[1239] in netbsd-help mailing list archive
Re: several problems with NetBSD 1.3/Athena
daemon@ATHENA.MIT.EDU (Greg Hudson)
Wed Apr 29 15:19:47 1998
To: peeto de la noche <gamache@MIT.EDU>
Cc: netbsd-dev@MIT.EDU, netbsd-help@MIT.EDU
In-Reply-To: Your message of "Wed, 29 Apr 1998 12:34:11 EDT."
<199804291634.MAA18158@planet-zorp.MIT.EDU>
Date: Wed, 29 Apr 1998 15:19:27 EDT
From: Greg Hudson <ghudson@MIT.EDU>
> 2. there is no 'adduser' command for the superuser to add people to
> /etc/master.passwd file. or if there is, it's not in the PATH
> env variable.
There's an adduser command in the netbsd locker. But, if you want,
you can instead use the shiny new /etc/athena/access file. See
access(5) (type "man -M /usr/athena/man 5 access" as root or just "man
5 access" as a normal user) for a description of the file format. Be
aware that if you have an access file, then being in the passwd file
won't be enough to guarantee access to the system, so you have to list
all allowed users in the access file if you have one.

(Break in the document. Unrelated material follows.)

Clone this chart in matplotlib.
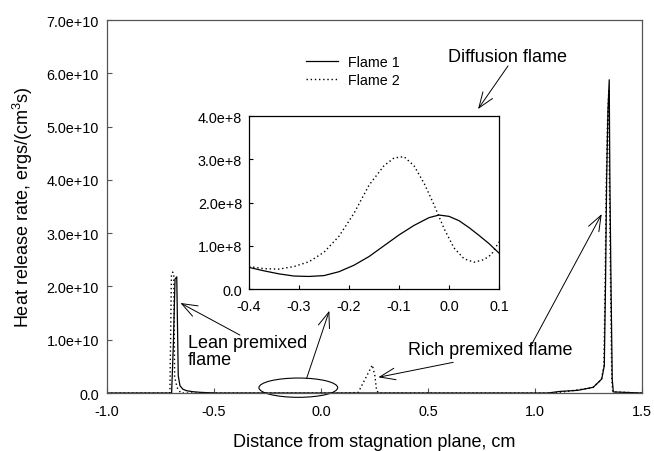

> 3. i've mentioned this previously, but there's no straightforward way to
> change the root password ('/os/usr/bin/passwd -l root' is the only way)
> and people don't know of this way very often.
Just "passwd -l root" should work, but yeah, it kind of sucks,
especially since you have to make sure the machine is non-public and
update the proper file (/etc/master.passwd.local on NetBSD,
/etc/passwd.local on Linux and SGI, /etc/shadow.local on Solaris).
I'm going to look into providing a standard interface for changing the
root password soon.
> and then it prints 'exec: short read' and goes on the next kernel
> ('netbsd.old' or something).
One cause of this kind of behavior is a bad floppy disk... but
sometimes I wonder if something else is wrong.